Okay, so she's pro-life. But the 1989 questionnaire Harriet Miers filled out for Texans United for Life doesn't warrant the histrionics coming from liberal opinion leaders. Women's rights groups are calling Miers's views "draconian." While on CNN last night, legal analyst Jeffrey Toobin portrayed Miers as an extremist:
[S]he stakes out a position that is to the right of President Bush, to the right of Robert Bork, to the right of people who want to overturn Roe v. Wade. They want to amend the Constitution so that nobody can get an abortion, not return the issue to the states. ... Now, obviously, she was running for Dallas City Council, not Supreme Court there. So, we don't know how that would affect her judicial philosophy. But, come on. You get a pretty good sense.

But do you? It's not like Miers was asked to outline her views on abortion rights in an essay. It's not like she was answering even-handed questions written by a non-partisan group. And it's not like there was any attempt to gauge the depth of her support. She was limited to answering "yes" or "no" to leading questions--using pro-life terminology, posed as if Congress or the Supreme Court had already voted yes--formulated by a pro-life PAC. It doesn't give you much of a sense of anything other than that she thought the PAC's endorsement would help her city council race. And you certainly can't say that she's to the right of the president, unless you somehow have evidence that Texas gubernatorial candidate George W. Bush once filled out a similar survey. Barring that, liberals should tone down their outrage and take care that their rhetoric doesn't go further than the questionnaire in shoring up conservative support for Miers.
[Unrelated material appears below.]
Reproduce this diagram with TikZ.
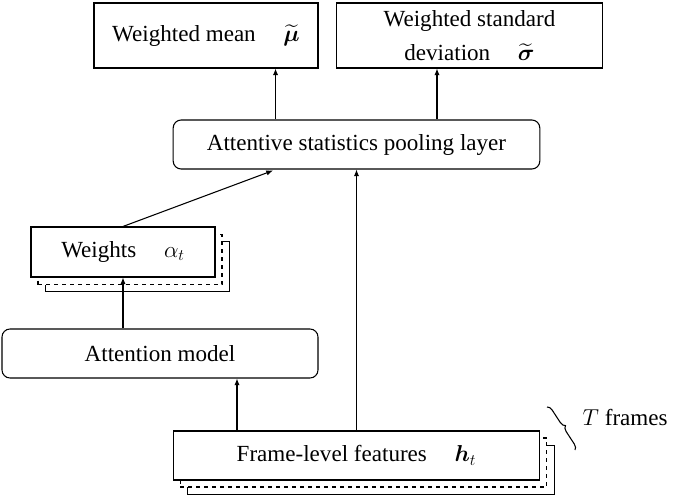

"But do you?" (Cue scary music.) Here's an elementary school-level question for the author: when all we know about Miers' views on Roe v Wade is that she opposes it (and that she's the nominee of an avowedly anti-choice president who openly courts the religious right), isn't it reasonable to assume that.... she opposes it? Apparently this particular commentator chooses to believe that yes or no questions just don't provide us with the answers we need. Maybe I'm just being naive by taking the word of the president, James Dobson, Jerry Falwell, and the candidate herself. But on the other hand, the author is ignoring the word of the president, James Dobson and Jerry Falwell.